— Short task —
For the data below, work out how many lines contain the word "Convert" and supply only that number.
++++ Supplied data ++++
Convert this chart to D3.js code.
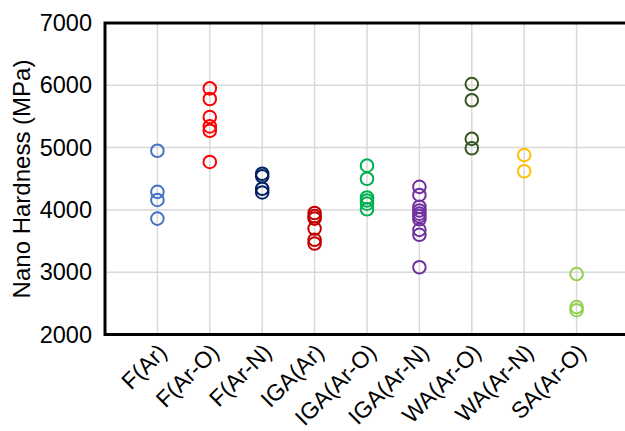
++++
++++ Supplied data ++++
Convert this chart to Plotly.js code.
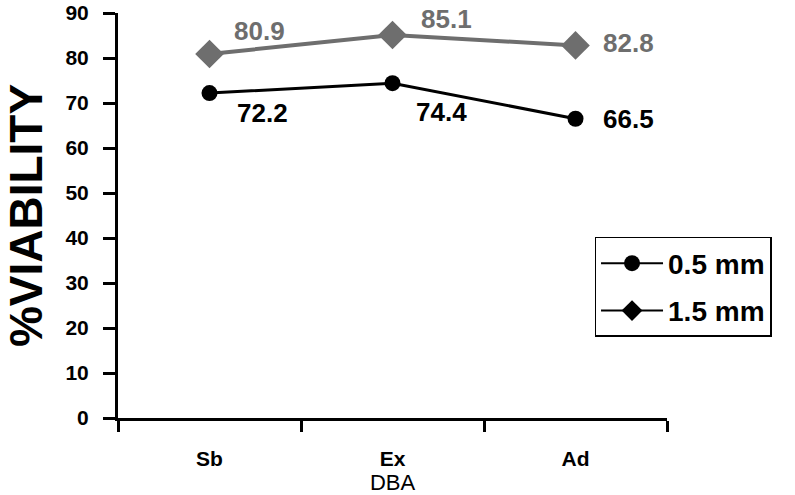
++++
++++ Supplied data ++++
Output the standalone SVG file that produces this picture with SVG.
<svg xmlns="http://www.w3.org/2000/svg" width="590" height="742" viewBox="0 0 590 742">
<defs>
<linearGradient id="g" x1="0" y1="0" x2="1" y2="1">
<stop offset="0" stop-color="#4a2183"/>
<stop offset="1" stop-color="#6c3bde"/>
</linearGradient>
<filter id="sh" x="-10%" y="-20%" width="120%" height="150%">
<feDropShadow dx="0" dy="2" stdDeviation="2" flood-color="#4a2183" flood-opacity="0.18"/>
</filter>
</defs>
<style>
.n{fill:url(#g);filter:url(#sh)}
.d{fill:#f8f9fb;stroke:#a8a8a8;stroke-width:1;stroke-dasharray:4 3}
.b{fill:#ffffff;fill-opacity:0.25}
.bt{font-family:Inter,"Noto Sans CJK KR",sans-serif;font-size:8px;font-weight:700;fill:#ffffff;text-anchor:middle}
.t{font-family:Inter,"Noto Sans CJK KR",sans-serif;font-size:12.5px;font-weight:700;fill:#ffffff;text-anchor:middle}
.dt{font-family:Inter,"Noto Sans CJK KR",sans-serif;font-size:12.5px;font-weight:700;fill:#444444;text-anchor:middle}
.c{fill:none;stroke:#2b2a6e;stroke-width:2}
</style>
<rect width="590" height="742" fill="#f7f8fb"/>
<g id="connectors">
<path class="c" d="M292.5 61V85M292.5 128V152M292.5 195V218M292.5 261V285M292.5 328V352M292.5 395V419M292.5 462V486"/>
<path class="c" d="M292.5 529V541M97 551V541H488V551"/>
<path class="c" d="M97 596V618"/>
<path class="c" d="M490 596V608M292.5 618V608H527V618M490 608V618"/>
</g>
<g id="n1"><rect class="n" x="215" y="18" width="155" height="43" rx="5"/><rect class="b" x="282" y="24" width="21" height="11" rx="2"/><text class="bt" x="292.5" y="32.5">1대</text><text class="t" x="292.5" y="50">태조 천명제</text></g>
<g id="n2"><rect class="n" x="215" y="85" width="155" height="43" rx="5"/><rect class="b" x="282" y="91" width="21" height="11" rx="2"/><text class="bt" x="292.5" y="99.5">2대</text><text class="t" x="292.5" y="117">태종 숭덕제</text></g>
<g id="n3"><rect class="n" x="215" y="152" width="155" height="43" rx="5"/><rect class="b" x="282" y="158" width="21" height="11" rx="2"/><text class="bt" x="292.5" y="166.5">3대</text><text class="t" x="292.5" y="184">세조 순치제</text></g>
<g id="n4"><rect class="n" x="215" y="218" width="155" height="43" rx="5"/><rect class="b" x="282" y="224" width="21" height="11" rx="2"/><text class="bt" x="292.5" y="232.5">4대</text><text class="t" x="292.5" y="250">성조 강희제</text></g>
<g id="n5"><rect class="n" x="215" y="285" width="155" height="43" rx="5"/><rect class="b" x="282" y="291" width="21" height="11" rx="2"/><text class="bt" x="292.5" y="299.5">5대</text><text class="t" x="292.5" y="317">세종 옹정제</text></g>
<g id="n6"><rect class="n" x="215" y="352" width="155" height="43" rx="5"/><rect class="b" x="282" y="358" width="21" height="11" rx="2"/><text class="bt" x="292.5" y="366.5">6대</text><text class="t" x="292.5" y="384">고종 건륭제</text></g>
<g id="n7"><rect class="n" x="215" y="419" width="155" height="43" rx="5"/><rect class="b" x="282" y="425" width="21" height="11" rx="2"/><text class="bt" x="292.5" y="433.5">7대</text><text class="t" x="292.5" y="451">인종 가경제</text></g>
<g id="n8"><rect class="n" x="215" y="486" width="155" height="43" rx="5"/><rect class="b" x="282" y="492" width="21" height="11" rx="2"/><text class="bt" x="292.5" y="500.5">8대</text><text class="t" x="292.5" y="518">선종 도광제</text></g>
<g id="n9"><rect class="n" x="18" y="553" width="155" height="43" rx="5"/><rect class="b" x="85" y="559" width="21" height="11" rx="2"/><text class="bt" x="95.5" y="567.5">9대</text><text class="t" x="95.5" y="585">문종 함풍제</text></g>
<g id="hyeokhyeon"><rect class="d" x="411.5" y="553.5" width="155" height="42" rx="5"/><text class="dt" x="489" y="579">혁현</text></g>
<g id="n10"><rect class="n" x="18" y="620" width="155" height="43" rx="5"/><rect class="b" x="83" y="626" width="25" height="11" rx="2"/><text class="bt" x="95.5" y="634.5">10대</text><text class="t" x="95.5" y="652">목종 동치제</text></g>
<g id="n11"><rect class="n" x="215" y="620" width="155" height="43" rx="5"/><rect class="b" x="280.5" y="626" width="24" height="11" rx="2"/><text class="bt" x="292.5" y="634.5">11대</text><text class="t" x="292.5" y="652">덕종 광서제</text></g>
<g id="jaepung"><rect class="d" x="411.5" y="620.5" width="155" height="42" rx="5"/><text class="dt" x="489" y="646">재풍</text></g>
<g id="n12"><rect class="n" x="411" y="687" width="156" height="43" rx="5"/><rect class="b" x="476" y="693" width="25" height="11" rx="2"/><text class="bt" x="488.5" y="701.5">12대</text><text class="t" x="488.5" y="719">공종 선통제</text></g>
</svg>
++++
— Full solution —
2